Badass Student Profile: Tim Crandall

Name: Tim Crandall
Hometown: Anchorage, Alaska
Major: Architecture
Occupation: The Round House (Ski/Bike Tech) and Web Design
Hobbies: Skiing, biking, backpacking, hiking, running, snowboarding, tele-skiing, kayaking and climbing.

Why did you move to Montana? It was the closest college to great skiing.

Do your future plans involve this area? Definitely. I’m applying for graduate school here at MSU.

What is a day you will never forget? Downhill biking and dirt jumping in Bellingham, Wash. while riding with the Transition Bike Company and their team.

If you could do anything for a day, what would it be? Wingsuit-ski base jumping.

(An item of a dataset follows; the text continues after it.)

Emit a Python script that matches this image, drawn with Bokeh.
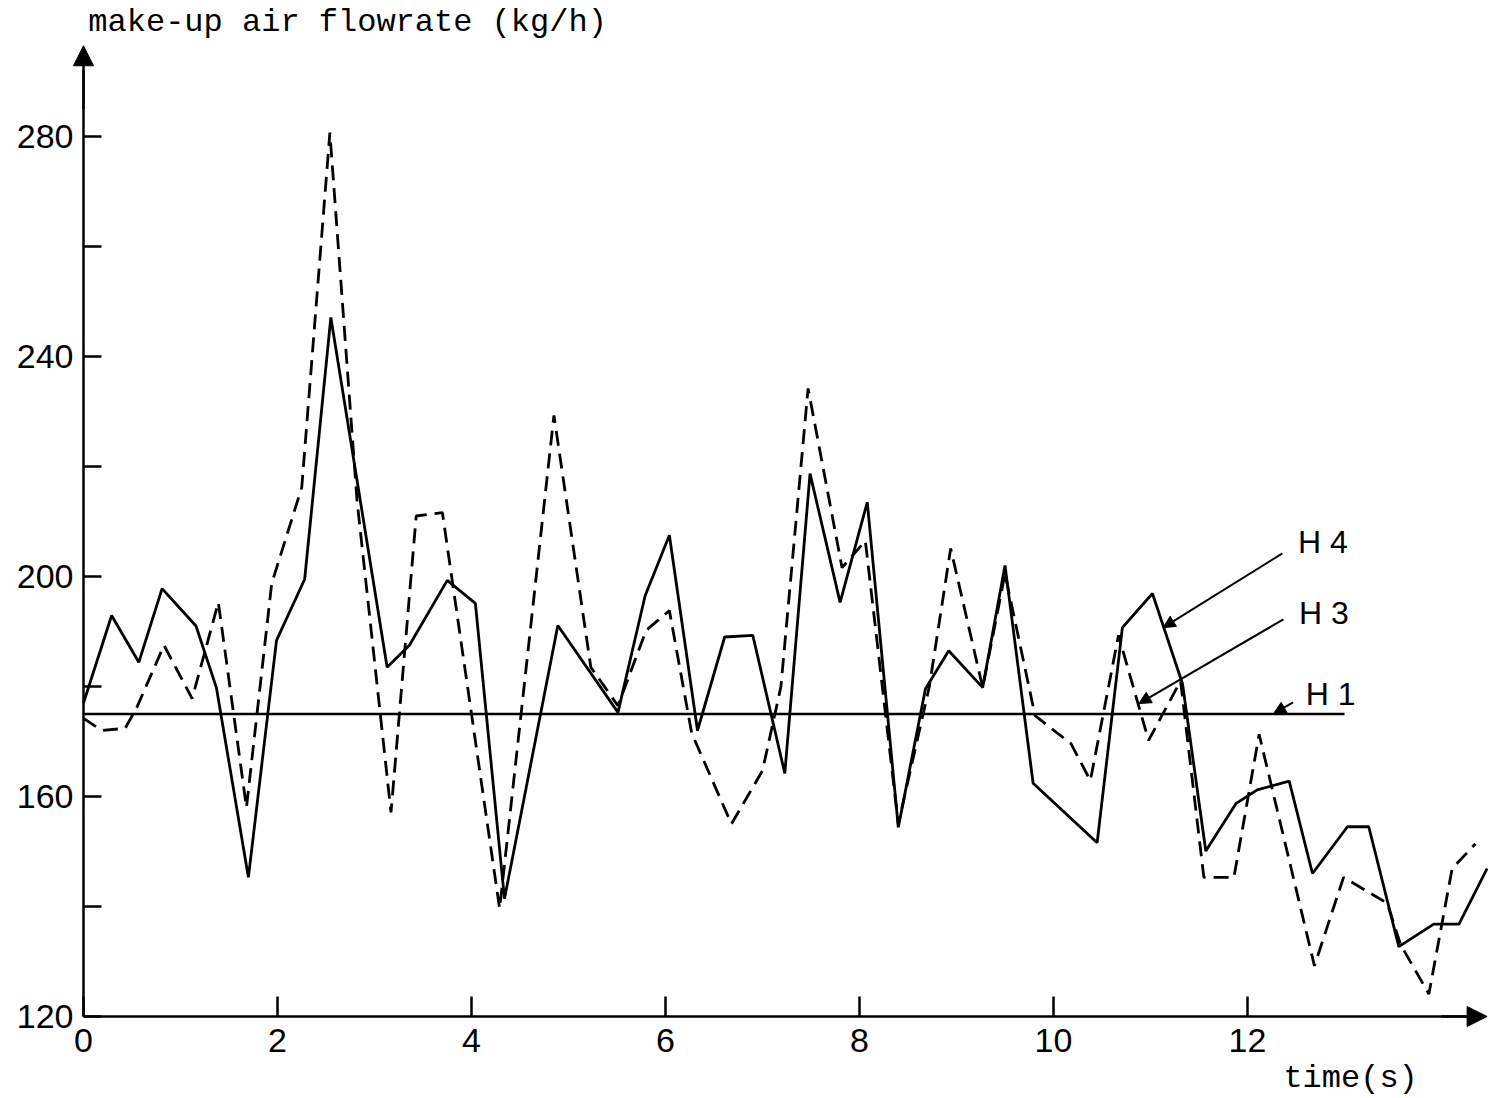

In a recent failed backflip attempt at Big Sky in the terrain park, Tim Crandall dislocated his shoulder. It took him 15 minutes to place it back in the socket, and a doctor put his arm in a sling. Later, 25 inches of snow hit Jackson, Wyo. in one of the biggest 24-hour snowfalls in recent history.

Without hesitation, Crandall headed out to shred with his knee brace from a previous injury and one good arm. Once on the mountain, an onlooker stopped him to ask how he intended to use ski poles with a sling. Crandall replied, “I’m not sure yet, but I’ll figure it out when I start heading down.”

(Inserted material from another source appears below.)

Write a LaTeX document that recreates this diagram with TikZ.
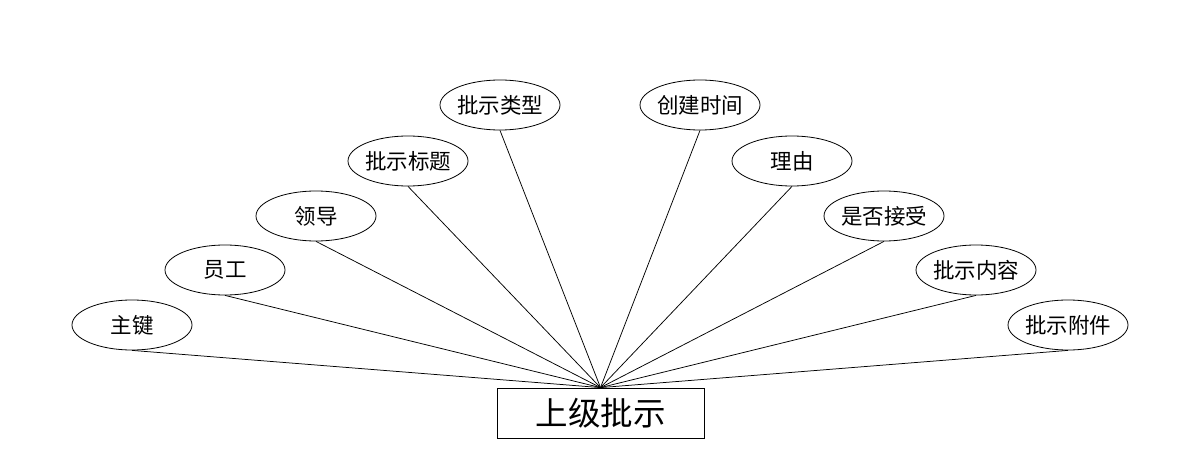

Before ski season, Crandall spent the fall semester backpacking through Europe. Traveling with a few friends, he visited countries including France, the Netherlands, Spain, Italy and Turkey. In France, Crandall recalls having to sleep in an alley. After early snow closed biking trails in Switzerland, the crew headed south to the Italian Riviera. After spending several days in different towns, the group found suitable mountain bike rentals. Crandall used the rest of his time in Italy biking over abandoned Roman bridges and past ancient Roman cave houses.

On an adventure in Turkey, Crandall and his friends took a hot air balloon ride, touring the landscape littered with formations called “fairy chimneys”. Later, he explored ancient cave homes carved out of the cliffs roughly 2,500 years ago, with roots reaching 50 feet tall.

Currently, Crandall spends his time working as a ski tech off Main Street.